Aerodynamics for high speed R/C cars

This great article taken from Dave Beeby:

A car of this type needs to take advantage of the air it is ploughing through, without getting dragged back by it too much. I have designed an undertray system to create downforce using the air which flows between the car's chassis floor and the road. This is an extremely efficient way of ensuring the car stays on the road, rather than getting pushed off it and flipped into the air. Wings, as used on RC cars normally, are hardly wings at all, usually just a bent piece of plastic with no aerofoil section. These are fine for low speed applications, up to say 30MPH. When you are gunning for some crazy speeds, this type of inefficiency is not acceptable - there are far better ways to apply downforce. I want to use 'wings' (if at all) only to trim the aerodynamic balance of the car, NOT as a primary source of downforce. The information below shows how this primary source works.

The aerodynamic undertray

This is the part of the car which is designed to 'suck' the chassis to the ground, to counteract the lift generated by the body. It is a channel, a few millimetres deep, with a constriction about half way along its length. The constriction has a width of one half of the initial channel width. Air travelling beneath the chassis is forced to speed up as the channel width decreases. It does this because it takes less energy to speed up than it does to compress - at these sorts of speeds air is almost incompressible. Fast flowing air is at a lower pressure than slower flowing air, so the pressure of the atmosphere pushes the car down trying to equalise the low pressure under the chassis. Of course, some air will be sucked into the channel from the sides (leakage), meaning that the channel pressure may not be as low as theory predicts. Once the air passes through the constriction, it must be returned to 'ambient' airspeed as smoothly as possible. This is the function of the diffuser at the rear of the undertray.

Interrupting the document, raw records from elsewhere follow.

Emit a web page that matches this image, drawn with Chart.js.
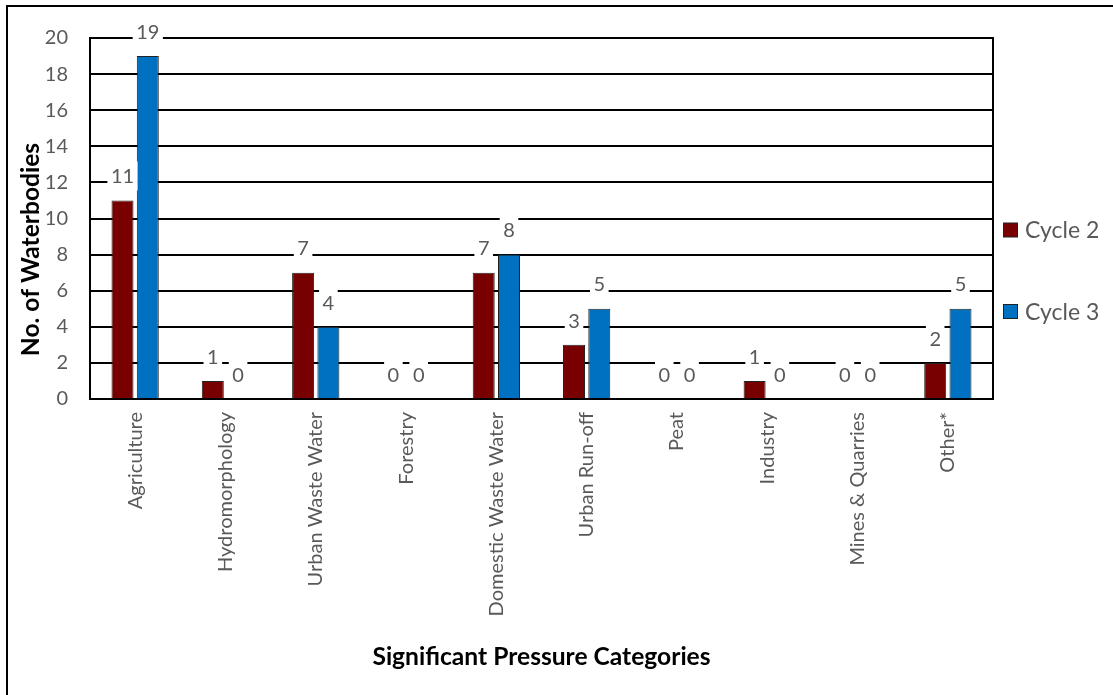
<!DOCTYPE html>
<html>
<head>
<meta charset="utf-8">
<script src="https://cdn.jsdelivr.net/npm/chart.js@4.4.1/dist/chart.umd.min.js"></script>
<style>
  html, body { margin: 0; padding: 0; background: #fff; overflow: hidden; }
  canvas { display: block; }
</style>
</head>
<body>
<canvas id="chart" width="1113" height="695"></canvas>
<script>
// Significant pressures on waterbodies, by river basin management cycle
const categories = ['Agriculture', 'Hydromorphology', 'Urban Waste Water', 'Forestry',
  'Domestic Waste Water', 'Urban Run-off', 'Peat', 'Industry', 'Mines & Quarries', 'Other*'];
const cycle2 = [11, 1, 7, 0, 7, 3, 0, 1, 0, 2];
const cycle3 = [19, 0, 4, 0, 8, 5, 0, 0, 0, 5];
const seriesNames = ['Cycle 2', 'Cycle 3'];
const seriesColors = ['#780000', '#0070C0'];
const yMin = 0, yMax = 20, yStep = 2;
const xTitle = 'Significant Pressure Categories';
const yTitle = 'No. of Waterbodies';

const FONT = 'Lato, "Liberation Sans", sans-serif';
const GREY = '#595959';

// white page with a border along the top and left
const pageFrame = {
  id: 'pageFrame',
  beforeDraw(chart) {
    const ctx = chart.ctx;
    ctx.save();
    ctx.fillStyle = '#fff';
    ctx.fillRect(0, 0, chart.width, chart.height);
    ctx.strokeStyle = '#000';
    ctx.lineWidth = 2;
    ctx.beginPath();
    ctx.moveTo(6, 6); ctx.lineTo(chart.width, 6);
    ctx.moveTo(7, 5); ctx.lineTo(7, chart.height);
    ctx.stroke();
    ctx.restore();
  }
};

// black outline round the plot area
const plotFrame = {
  id: 'plotFrame',
  beforeDatasetsDraw(chart) {
    const { ctx, chartArea: a } = chart;
    ctx.save();
    ctx.strokeStyle = '#000';
    ctx.lineWidth = 2;
    ctx.strokeRect(Math.round(a.left), Math.round(a.top), Math.round(a.right - a.left), Math.round(a.bottom - a.top));
    ctx.restore();
  }
};

// value labels on white boxes above each bar
const valueLabels = {
  id: 'valueLabels',
  afterDatasetsDraw(chart) {
    const ctx = chart.ctx;
    ctx.save();
    ctx.font = '20px ' + FONT;
    chart.data.datasets.forEach((ds, i) => {
      chart.getDatasetMeta(i).data.forEach((el, j) => {
        const txt = String(ds.data[j]);
        const w = ctx.measureText(txt).width;
        const cy = el.y - 24.5;
        ctx.fillStyle = '#fff';
        ctx.fillRect(el.x - w / 2 - 3.5, cy - 14.5, w + 7, 29);
        ctx.fillStyle = GREY;
        ctx.textAlign = 'center';
        ctx.textBaseline = 'alphabetic';
        ctx.fillText(txt, el.x, cy + 7.2);
      });
    });
    ctx.restore();
  }
};

// vertical axis title, set a little below the middle of the plot
const yAxisTitle = {
  id: 'yAxisTitle',
  afterDraw(chart) {
    const { ctx, chartArea: a } = chart;
    ctx.save();
    ctx.translate(39, (a.top + a.bottom) / 2 + 31);
    ctx.rotate(-Math.PI / 2);
    ctx.font = 'bold 24.6px ' + FONT;
    ctx.fillStyle = '#000';
    ctx.textAlign = 'center';
    ctx.textBaseline = 'alphabetic';
    ctx.fillText(yTitle, 0, 0);
    ctx.restore();
  }
};

// legend to the right of the plot
const sideLegend = {
  id: 'sideLegend',
  afterDraw(chart) {
    const ctx = chart.ctx;
    const rows = [230, 311.5];
    ctx.save();
    ctx.font = '23px ' + FONT;
    chart.data.datasets.forEach((ds, i) => {
      const cy = rows[i];
      ctx.fillStyle = ds.backgroundColor;
      ctx.fillRect(1003.5, cy - 7, 14, 14);
      ctx.strokeStyle = '#222';
      ctx.lineWidth = 1;
      ctx.strokeRect(1003.5, cy - 7, 14, 14);
      ctx.fillStyle = GREY;
      ctx.textAlign = 'left';
      ctx.textBaseline = 'alphabetic';
      ctx.fillText(ds.label, 1025, cy + 8.2);
    });
    ctx.restore();
  }
};

new Chart(document.getElementById('chart'), {
  type: 'bar',
  data: {
    labels: categories,
    datasets: [
      { label: seriesNames[0], data: cycle2, backgroundColor: seriesColors[0], borderColor: '#222', borderWidth: 1 },
      { label: seriesNames[1], data: cycle3, backgroundColor: seriesColors[1], borderColor: '#222', borderWidth: 1 }
    ]
  },
  options: {
    responsive: false,
    animation: false,
    devicePixelRatio: 1,
    layout: { padding: { left: 8, top: 38, right: 120, bottom: 0 } },
    datasets: { bar: { categoryPercentage: 0.56, barPercentage: 0.87 } },
    plugins: { legend: { display: false }, tooltip: { enabled: false } },
    scales: {
      x: {
        grid: { display: false, drawTicks: false },
        border: { display: false },
        ticks: {
          autoSkip: false, maxRotation: 90, minRotation: 90, padding: 13,
          color: GREY, font: { family: FONT, size: 20 }
        },
        title: {
          display: true, text: xTitle, color: '#000',
          font: { family: FONT, size: 24.6, weight: 'bold' }, padding: { top: 0, bottom: 23 }
        },
        afterFit(scale) { scale.height = 296; }
      },
      y: {
        min: yMin, max: yMax,
        grid: { color: '#000', lineWidth: 2, drawTicks: false },
        border: { display: false },
        ticks: {
          stepSize: yStep, padding: 22, color: GREY,
          font: { family: FONT, size: 20 }
        },
        afterFit(scale) { scale.width = 82; }
      }
    }
  },
  plugins: [pageFrame, plotFrame, valueLabels, yAxisTitle, sideLegend]
});
</script>
</body>
</html>
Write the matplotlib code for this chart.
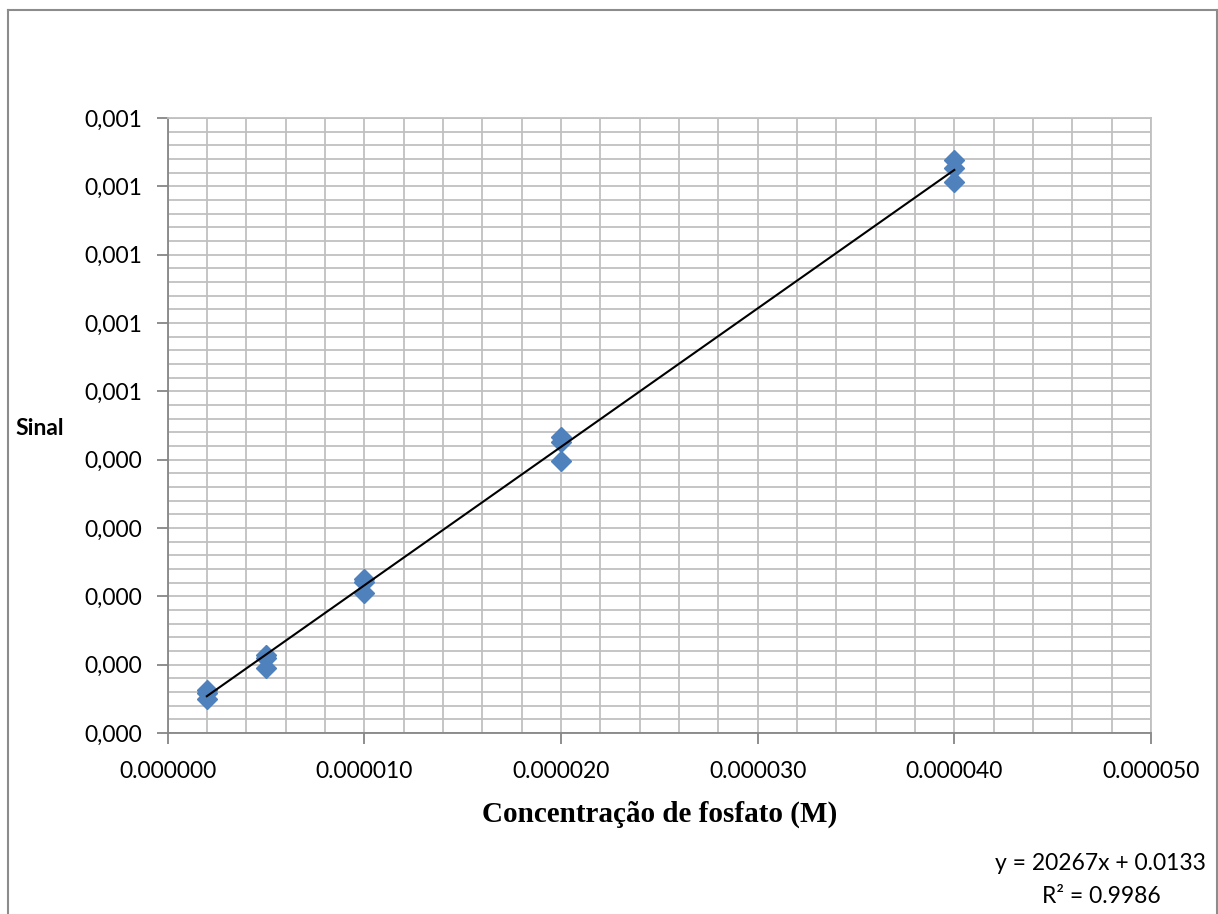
import numpy as np
import matplotlib
matplotlib.use("Agg")
import matplotlib.pyplot as plt
from matplotlib.ticker import MultipleLocator, FuncFormatter
from matplotlib.lines import Line2D

# Phosphate calibration data (concentration in M, signal)
conc = [0.000002, 0.000002, 0.000002,
        0.000005, 0.000005, 0.000005,
        0.000010, 0.000010, 0.000010,
        0.000020, 0.000020, 0.000020,
        0.000040, 0.000040, 0.000040]
signal = [0.0000630, 0.0000580, 0.0000500,
          0.0001140, 0.0001100, 0.0000950,
          0.0002250, 0.0002210, 0.0002050,
          0.0004330, 0.0004260, 0.0003980,
          0.0008390, 0.0008270, 0.0008060]

# Linear trendline coefficients (signal expressed in units of 1e-3)
slope = 20267
intercept = 0.0133
r_squared = 0.9986
signal_scale = 1e-3

W, H = 1218, 914
fig = plt.figure(figsize=(W / 100, H / 100), dpi=100)
fig.patch.set_facecolor("white")

# outer chart border
border_col = "#8c8c8c"
fig.add_artist(Line2D([8 / W, 8 / W], [0, 1 - 10 / H], transform=fig.transFigure, color=border_col, lw=1.5))
fig.add_artist(Line2D([8 / W, 1216.5 / W], [1 - 10 / H, 1 - 10 / H], transform=fig.transFigure, color=border_col, lw=1.5))
fig.add_artist(Line2D([1216.5 / W, 1216.5 / W], [0, 1 - 10 / H], transform=fig.transFigure, color=border_col, lw=1.5))

left, right = 167.5 / W, 1151 / W
bottom, top = 1 - 733 / H, 1 - 118 / H
ax = fig.add_axes([left, bottom, right - left, top - bottom])

ax.set_xlim(0, 0.00005)
ax.set_ylim(0, 0.0009)

ax.xaxis.set_major_locator(MultipleLocator(0.00001))
ax.xaxis.set_minor_locator(MultipleLocator(0.000002))
ax.yaxis.set_major_locator(MultipleLocator(0.0001))
ax.yaxis.set_minor_locator(MultipleLocator(0.00002))

grid_col = "#c0c0c0"
ax.grid(True, which="both", color=grid_col, lw=1.3)
ax.set_axisbelow(True)

for s in ["top", "right"]:
    ax.spines[s].set_color(grid_col)
    ax.spines[s].set_linewidth(1.3)
for s in ["left", "bottom"]:
    ax.spines[s].set_color("#868686")
    ax.spines[s].set_linewidth(1.3)

tick_font = "Lato"
fs = 16.5
ax.xaxis.set_major_formatter(FuncFormatter(lambda v, p: f"{v:.6f}"))
ax.yaxis.set_major_formatter(FuncFormatter(lambda v, p: f"{v:.3f}".replace(".", ",")))
ax.tick_params(axis="both", which="major", direction="out", length=8, width=1.3,
               color="#868686", labelsize=fs)
ax.tick_params(axis="both", which="minor", length=0)
ax.tick_params(axis="y", pad=10)
ax.tick_params(axis="x", pad=12)
for lab in ax.get_xticklabels() + ax.get_yticklabels():
    lab.set_fontfamily(tick_font)

# trendline over the measured range
xs = np.array([min(conc), max(conc)])
ys = (slope * xs + intercept) * signal_scale
ax.plot(xs, ys, color="black", lw=1.5, zorder=4)

ax.plot(conc, signal, linestyle="none", marker="D", markersize=10.5,
        color="#4f81bd", markeredgecolor="#4f81bd", zorder=3)

fig.text((167.5 + 1151) / 2 / W, 1 - 822 / H, "Concentração de fosfato (M)",
         fontfamily="Liberation Serif", fontweight="bold", fontsize=21,
         ha="center", va="baseline")
fig.text(15 / W, 1 - 435 / H, "Sinal", fontfamily="Lato", fontweight="bold",
         fontsize=fs, ha="left", va="baseline")

fig.text(1100 / W, 1 - 870 / H, f"y = {slope}x + {intercept}",
         fontfamily=tick_font, fontsize=fs, ha="center", va="baseline")
fig.text(1101 / W, 1 - 903 / H, f"R² = {r_squared}",
         fontfamily=tick_font, fontsize=fs, ha="center", va="baseline")

fig.savefig("out.png", dpi=100)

Firstly, I designed the shape of the undertray with the above principles in mind. I then modelled the shape of the undertray channel using 3 intersecting curves, each one a true analytical function. At the leading edge, the channel sides are linear. The next stage is a large-radius circular arc, and the diffuser section is again linear. Because these sections are exact, continuous mathematical functions, I was able to know the channel width accurately as a fuction of distance from the leading edge, without having to make thousands of measurements. I then applied some simple fluid-dynamics theory (namely, the incompressiblity of air, leading on to the Bernoulli equation) to compute the air pressure as a fuction of distance from the leading edge. This could then be integrated, numerically, over the channel area to get a value for the total downforce, which is a function of the speed of the car.

Using vorticity-diffusion theory I also tried to put a value on the thickness of the fluid boundary layer present in the channel. This exists because the air immediately in contact with the chassis surface can not move, due to friction (viscosity), relative to the chassis. Of course, the viscosity of air is very low, but the thickness of the channel is also small. If the boundary layer is close to the size of the channel depth, then the calculated airspeed in the channel will grossly overestimate the true speed, and we will predict a value of downforce which is too big. Luckily, the boundary layer works out to be less than 1/10th of the thickness of the channel (at 60MPH), and this is at the back of the channel where it will have grown to its largest size. With increasing speed, the boundary layer thickness decreases - which should bring the computed downforce nearer to the true value. However at high speeds there will likely be more 'leakage', so downforce could be reduced by this effect.

Calculated results

The graph below shows how the channel pressure varies as you go from the front to the back of the channel. The different curves are for different car speeds. Notice how the pressure is lowest right where the channel is at its narrowest, and therefore where the airflow is most rapid.

Now a graph of the total downforce on the car, as the speed increases. The downforce goes up as the square of the car's speed - similar to the drag on the car (another issue altogether). A good point to note is that this large amount of downforce has been achieved for a tiny drag penalty, if you compare with the drag you would get from a wing mounted on the body which could generate this level of force. This is how I am hoping to beat the record speed set by other cars, which could have had access to a greater driving power than I do. Not that I'm lacking in power you understand - but neither am I driving through treacle.

With the equation of the line plotted, you can easily work out the downforce for any speed. At the record speed of 111MPH there will be a downforce equivalent to 7.7kg (17lb)! Assuming no leakage!

The Proto2 chassis, ready to run in 12 cell mode. This is the state of the car in November 2002. Note the large diffuser section at the rear, and the new suspesion up front.